Data: 2020-02-28 04:17:55
Temat: Re: Tak nas trują!
Od: Marcin Debowski <a...@I...zoho.com>
Pokaż wszystkie nagłówki
On 2020-02-27, cef <c...@i...pl> wrote:
> W dniu 2020-02-17 o 21:11, FEniks pisze:
>> W dniu 17.02.2020 o 11:02, Waldemar pisze:
>>>
>>> Ryżu i kasz w woreczkach nie uznaję od zawsze.
>>
>>
>> Podobnie ja. Zastanawiam się, skąd właściwie ich popularność. Ani to się
>> szybciej, ani lepiej nie gotuje - potrafi zrobić się papka z kaszy czy
>> ryżu, bo trudniej kontrolować stopień ugotowania. A w dodatku narzucona
>> jest ilość - wielokrotność woreczka.
>
> Ja akurat czasem korzystam właśnie ze względu na tę określoną ilość.
> Gotuję jeden woreczek, który jest mi potrzebny jako dodatek do
> do dania zamawianego albo gotowego.
> Ale mam ugotować ryż jako ryż czy kaszę jako kaszę,
> to faktycznie też nie sięgam po woreczki.

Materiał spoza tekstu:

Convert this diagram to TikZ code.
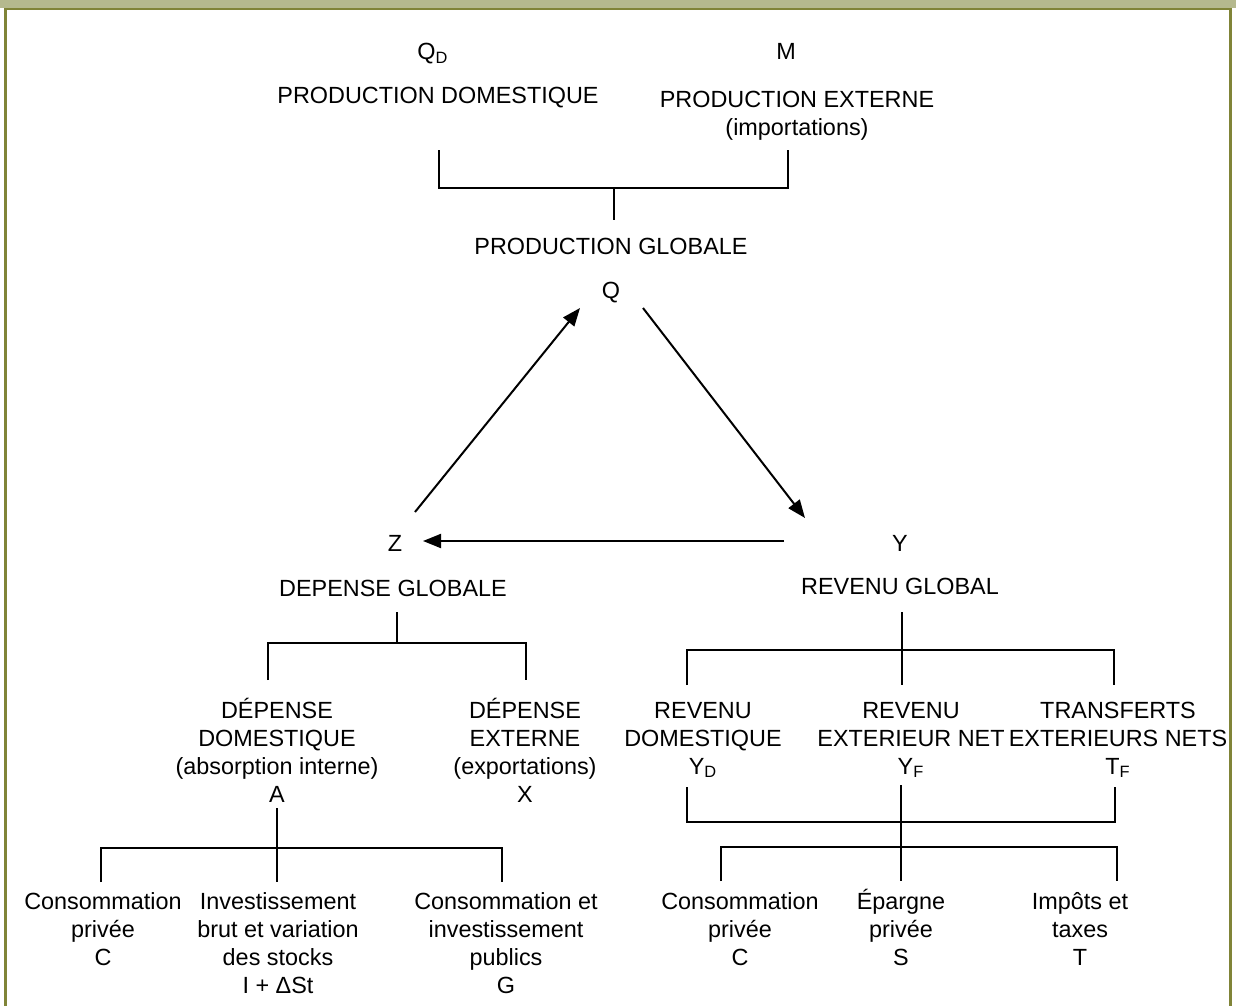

Pojemnik z ryżem a w środku miarka. Po cholerę jakiś woreczek? Nie
jestem na woreczki uwrażliwiony, ale np. bywa, że płuczę ryż przed
gotowaniem. Taki woreczek to uniemożliwia. Ale generalnie nie widzę
najmniejszej potrzeby używania. Odpowiednia miarka, jak się nie pamieta
to zapisać na pojemniku np. pełna szufla na osobę i wuala.